Errori nella gestione della domanda
Le politiche di gestione della domanda aggregata sono diventate familiari tra gli economisti sin da quando Keynes le suggerì per fornire una
spiegazione della Grande Depressione e del ruolo rivestito in tale circostanza dalle banche centrali. Oggi, tuttavia, le politiche keynesiane
sono diventate quasi un tabù per i governatori di molte banche centrali e per molte autorità politiche europee, sebbene sia evidente che negli ultimi anni esse abbiano giocato un ruolo significativo nella spiegazione della crescente disoccupazione.
Una prima, importante prova di questa asserzione è fornita dall’osservazione, riportata precedentemente, secondo cui un tasso di
disoccupazione a due cifre esiste solo in Europa o, più precisamente, nei paesi che fanno parte dell’euro, dove le politiche keynesiane sono
state abbandonate. Infatti, anche i paesi europei al di fuori dell’euro registrano tassi di disoccupazione sensibilmente inferiori: ad esempio,
in Norvegia il tasso è pari al 4%, in Svizzera al 5,5% e nel Regno Unito al 5,6%.

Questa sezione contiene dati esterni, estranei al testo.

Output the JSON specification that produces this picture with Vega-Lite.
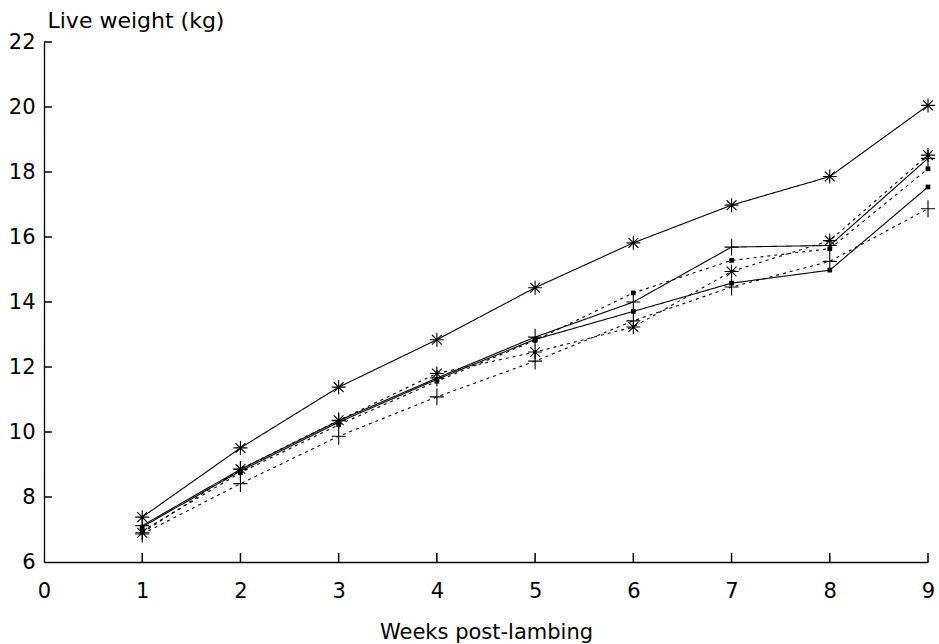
{
  "$schema": "https://vega.github.io/schema/vega-lite/v6.json",
  "width": 884,
  "height": 520,
  "autosize": {"type": "none"},
  "padding": {"left": 44, "right": 11, "top": 42, "bottom": 82},
  "background": "white",
  "config": {
    "view": {"stroke": null},
    "font": "DejaVu Sans",
    "axis": {"grid": false, "domainColor": "black", "tickColor": "black", "labelColor": "black", "titleColor": "black", "labelFont": "DejaVu Sans", "titleFont": "DejaVu Sans", "titleFontWeight": "normal", "domainWidth": 1.3, "ticks": false}
  },
  "datasets": {
    "series": [
      {"week": 1, "weight": 7.38, "series": "A", "marker": "asterisk", "line": "solid"},
      {"week": 2, "weight": 9.51, "series": "A", "marker": "asterisk", "line": "solid"},
      {"week": 3, "weight": 11.38, "series": "A", "marker": "asterisk", "line": "solid"},
      {"week": 4, "weight": 12.84, "series": "A", "marker": "asterisk", "line": "solid"},
      {"week": 5, "weight": 14.44, "series": "A", "marker": "asterisk", "line": "solid"},
      {"week": 6, "weight": 15.82, "series": "A", "marker": "asterisk", "line": "solid"},
      {"week": 7, "weight": 16.98, "series": "A", "marker": "asterisk", "line": "solid"},
      {"week": 8, "weight": 17.86, "series": "A", "marker": "asterisk", "line": "solid"},
      {"week": 9, "weight": 20.05, "series": "A", "marker": "asterisk", "line": "solid"},
      {"week": 1, "weight": 7.12, "series": "B", "marker": "plus", "line": "solid"},
      {"week": 2, "weight": 8.85, "series": "B", "marker": "plus", "line": "solid"},
      {"week": 3, "weight": 10.35, "series": "B", "marker": "plus", "line": "solid"},
      {"week": 4, "weight": 11.66, "series": "B", "marker": "plus", "line": "solid"},
      {"week": 5, "weight": 12.92, "series": "B", "marker": "plus", "line": "solid"},
      {"week": 6, "weight": 14.0, "series": "B", "marker": "plus", "line": "solid"},
      {"week": 7, "weight": 15.69, "series": "B", "marker": "plus", "line": "solid"},
      {"week": 8, "weight": 15.74, "series": "B", "marker": "plus", "line": "solid"},
      {"week": 9, "weight": 18.42, "series": "B", "marker": "plus", "line": "solid"},
      {"week": 1, "weight": 7.08, "series": "C", "marker": "square", "line": "solid"},
      {"week": 2, "weight": 8.8, "series": "C", "marker": "square", "line": "solid"},
      {"week": 3, "weight": 10.3, "series": "C", "marker": "square", "line": "solid"},
      {"week": 4, "weight": 11.62, "series": "C", "marker": "square", "line": "solid"},
      {"week": 5, "weight": 12.85, "series": "C", "marker": "square", "line": "solid"},
      {"week": 6, "weight": 13.71, "series": "C", "marker": "square", "line": "solid"},
      {"week": 7, "weight": 14.58, "series": "C", "marker": "square", "line": "solid"},
      {"week": 8, "weight": 14.98, "series": "C", "marker": "square", "line": "solid"},
      {"week": 9, "weight": 17.54, "series": "C", "marker": "square", "line": "solid"},
      {"week": 1, "weight": 6.9, "series": "D", "marker": "asterisk", "line": "dotted"},
      {"week": 2, "weight": 8.86, "series": "D", "marker": "asterisk", "line": "dotted"},
      {"week": 3, "weight": 10.36, "series": "D", "marker": "asterisk", "line": "dotted"},
      {"week": 4, "weight": 11.8, "series": "D", "marker": "asterisk", "line": "dotted"},
      {"week": 5, "weight": 12.46, "series": "D", "marker": "asterisk", "line": "dotted"},
      {"week": 6, "weight": 13.23, "series": "D", "marker": "asterisk", "line": "dotted"},
      {"week": 7, "weight": 14.94, "series": "D", "marker": "asterisk", "line": "dotted"},
      {"week": 8, "weight": 15.89, "series": "D", "marker": "asterisk", "line": "dotted"},
      {"week": 9, "weight": 18.52, "series": "D", "marker": "asterisk", "line": "dotted"},
      {"week": 1, "weight": 6.95, "series": "E", "marker": "square", "line": "dotted"},
      {"week": 2, "weight": 8.75, "series": "E", "marker": "square", "line": "dotted"},
      {"week": 3, "weight": 10.22, "series": "E", "marker": "square", "line": "dotted"},
      {"week": 4, "weight": 11.56, "series": "E", "marker": "square", "line": "dotted"},
      {"week": 5, "weight": 12.82, "series": "E", "marker": "square", "line": "dotted"},
      {"week": 6, "weight": 14.28, "series": "E", "marker": "square", "line": "dotted"},
      {"week": 7, "weight": 15.28, "series": "E", "marker": "square", "line": "dotted"},
      {"week": 8, "weight": 15.64, "series": "E", "marker": "square", "line": "dotted"},
      {"week": 9, "weight": 18.1, "series": "E", "marker": "square", "line": "dotted"},
      {"week": 1, "weight": 6.86, "series": "F", "marker": "plus", "line": "dotted"},
      {"week": 2, "weight": 8.41, "series": "F", "marker": "plus", "line": "dotted"},
      {"week": 3, "weight": 9.87, "series": "F", "marker": "plus", "line": "dotted"},
      {"week": 4, "weight": 11.08, "series": "F", "marker": "plus", "line": "dotted"},
      {"week": 5, "weight": 12.18, "series": "F", "marker": "plus", "line": "dotted"},
      {"week": 6, "weight": 13.42, "series": "F", "marker": "plus", "line": "dotted"},
      {"week": 7, "weight": 14.46, "series": "F", "marker": "plus", "line": "dotted"},
      {"week": 8, "weight": 15.25, "series": "F", "marker": "plus", "line": "dotted"},
      {"week": 9, "weight": 16.87, "series": "F", "marker": "plus", "line": "dotted"}
    ],
    "xticks": [
      {"week": 1, "weight": 6, "weight2": 6.28},
      {"week": 2, "weight": 6, "weight2": 6.28},
      {"week": 3, "weight": 6, "weight2": 6.28},
      {"week": 4, "weight": 6, "weight2": 6.28},
      {"week": 5, "weight": 6, "weight2": 6.28},
      {"week": 6, "weight": 6, "weight2": 6.28},
      {"week": 7, "weight": 6, "weight2": 6.28},
      {"week": 8, "weight": 6, "weight2": 6.28},
      {"week": 9, "weight": 6, "weight2": 6.28}
    ],
    "yticks": [
      {"week": 0, "week2": 0.08, "weight": 8},
      {"week": 0, "week2": 0.08, "weight": 10},
      {"week": 0, "week2": 0.08, "weight": 12},
      {"week": 0, "week2": 0.08, "weight": 14},
      {"week": 0, "week2": 0.08, "weight": 16},
      {"week": 0, "week2": 0.08, "weight": 18},
      {"week": 0, "week2": 0.08, "weight": 20},
      {"week": 0, "week2": 0.08, "weight": 22}
    ]
  },
  "data": {"name": "series"},
  "encoding": {
    "x": {"field": "week", "type": "quantitative",
      "scale": {"domain": [0, 9], "nice": false, "zero": false},
      "axis": {"values": [0,1,2,3,4,5,6,7,8,9], "format": "d", "title": "Weeks post-lambing", "labelFontSize": 21, "titleFontSize": 21, "labelPadding": 18, "labelFlush": false, "titleBaseline": "alphabetic", "titleY": 76}},
    "y": {"field": "weight", "type": "quantitative",
      "scale": {"domain": [6, 22], "nice": false, "zero": false},
      "axis": {"values": [6,8,10,12,14,16,18,20,22], "title": "Live weight (kg)", "labelFontSize": 21, "titleFontSize": 22, "titleAngle": 0, "titleAlign": "left", "titleBaseline": "alphabetic", "titleX": 3, "titleY": -15, "labelPadding": 9, "labelFlush": false, "labelBaseline": "middle"}}
  },
  "layer": [
    {"data": {"name": "xticks"}, "mark": {"type": "rule", "color": "black", "strokeWidth": 1.5},
      "encoding": {"y2": {"field": "weight2"}}},
    {"data": {"name": "yticks"}, "mark": {"type": "rule", "color": "black", "strokeWidth": 1.5},
      "encoding": {"x2": {"field": "week2"}}},
    {"mark": {"type": "line", "color": "black", "strokeWidth": 1.1},
      "encoding": {
        "detail": {"field": "series"},
        "strokeDash": {"field": "line", "type": "nominal", "scale": {"domain": ["solid", "dotted"], "range": [[1, 0], [3, 4]]}, "legend": null}
      }},
    {"transform": [{"filter": "datum.marker !== 'square'"}],
      "mark": {"type": "point", "filled": false, "color": "black", "strokeWidth": 1.1, "opacity": 1, "size": 196},
      "encoding": {
        "shape": {"field": "marker", "type": "nominal", "scale": {"domain": ["asterisk", "plus"], "range": ["M-1,0L1,0M0,-1L0,1M-0.7,-0.7L0.7,0.7M-0.7,0.7L0.7,-0.7", "M-1,0L1,0M0,-1.2L0,1.2"]}, "legend": null}
      }},
    {"transform": [{"filter": "datum.marker === 'square'"}],
      "mark": {"type": "square", "color": "black", "opacity": 1, "size": 22}}
  ]
}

Questa considerazione ha notevoli implicazioni. Essa suggerisce che per far luce sulla costellazione delle cause della disoccupazione
nell’UE è importante individuare i fattori che sono comuni alla maggior parte degli stati membri, ma che nel contempo non si riscontrano
nei paesi non appartenenti all’euro.
Dal lato della domanda, un’esperienza condivisa in questi ultimi anni dai paesi dell’euro, e in generale non vissuta dagli altri, è rappresentata da politiche della domanda aggregata particolarmente restrittive, siano esse fiscali o monetarie.
Questi paesi sono stati costretti a perseguirle per esigenze di convergenza, a seguito del loro comune intento di entrare a far parte dell’euro. La politica fiscale comune è dovuta ai parametri di Maastricht e si è rivelata essere molto restrittiva, tenuto conto della contemporanea
politica monetaria, altrettanto restrittiva, e dell’esistenza di una situazione di elevata disoccupazione, che a sua volta ha provocato
un’ulteriore contrazione delle entrate fiscali. Da ciò è derivato un rallentamento degli investimenti pubblici in infrastrutture, che sono
complementari agli investimenti privati.
Allo stesso modo, la politica monetaria è stata resa uniforme dal fatto che i tassi di cambio andavano mantenuti rigorosamente fissi, mentre era stato rimosso ogni vincolo al libero movimento dei capitali. In tali condizioni, i tassi d’interesse dovevano convergere in tutti i paesi candidati all’euro e non vi era spazio di manovra a disposizione delle banche centrali nazionali per perseguire una politica monetaria autonoma. La politica monetaria comune si è rivelata fin troppo restrittiva, soprattutto in considerazione dell’irrigidimento della politica fiscale, e ha provocato un periodo prolungato di tassi d’interesse reali eccessivamente elevati, che hanno scoraggiato l’investimento e gonfiato la disoccupazione.
La relazione tra disoccupazione e domanda di lavoro fornisce ulteriori elementi a sostegno della nostra tesi. Dall’inizio della crisi petrolifera nel 1973, il tasso di crescita della domanda è sceso notevolmente al di sotto di quello del prodotto potenziale, cioè della somma dei tassi di crescita della produttività e della forza lavoro. In effetti, la crescita della domanda di lavoro è stata più o meno pari a quella della
produttività. Pertanto, è stato possibile soddisfare la domanda senza un aumento apprezzabile dei posti di lavoro, mentre la crescita della
forza lavoro, pari a circa il 2%, è andata a ingrossare le fila dei disoccupati.
Il processo di riduzione dei posti di lavoro relativamente alla forza lavoro è confermato dall’informazione diretta sui posti di lavoro
potenziali, data dalla somma di occupati e posti di lavoro vacanti. Nella maggior parte dei paesi appartenenti all’UE la quota di posti offerti
annualmente sul totale della forza lavoro ha mostrato una tendenza alla riduzione.
Riteniamo che una ragione alla base del drastico declino della domanda di lavoro in Europa rispetto all’offerta disponibile, e del
conseguente aumento della disoccupazione, sia costituita dal calo degli investimenti relativamente alla produzione potenziale. All’interno di
questa relazione, è interessante osservare che la differenza tra la crescita della disoccupazione in Europa a partire dai primi anni ’70 (8,5%)
relativamente a quella registrata negli Stati Uniti (0%) è dipesa soprattutto dagli eventi succedutisi dopo il 1982.
Fino ad allora la perdita di posti di lavoro era aumentata rapidamente in entrambi i continenti, a seguito di una politica monetaria restrittiva (e della conseguente caduta degli investimenti) inevitabile per arrestare la spirale inflazionistica accesa dalle due crisi petrolifere. Ma successivamente al 1982 in Europa la caduta degli investimenti e la crescita della disoccupazione hanno continuato fino ad oggi, mentre negli Stati Uniti entrambe si sono mosse in direzione opposta, rapidamente e significativamente.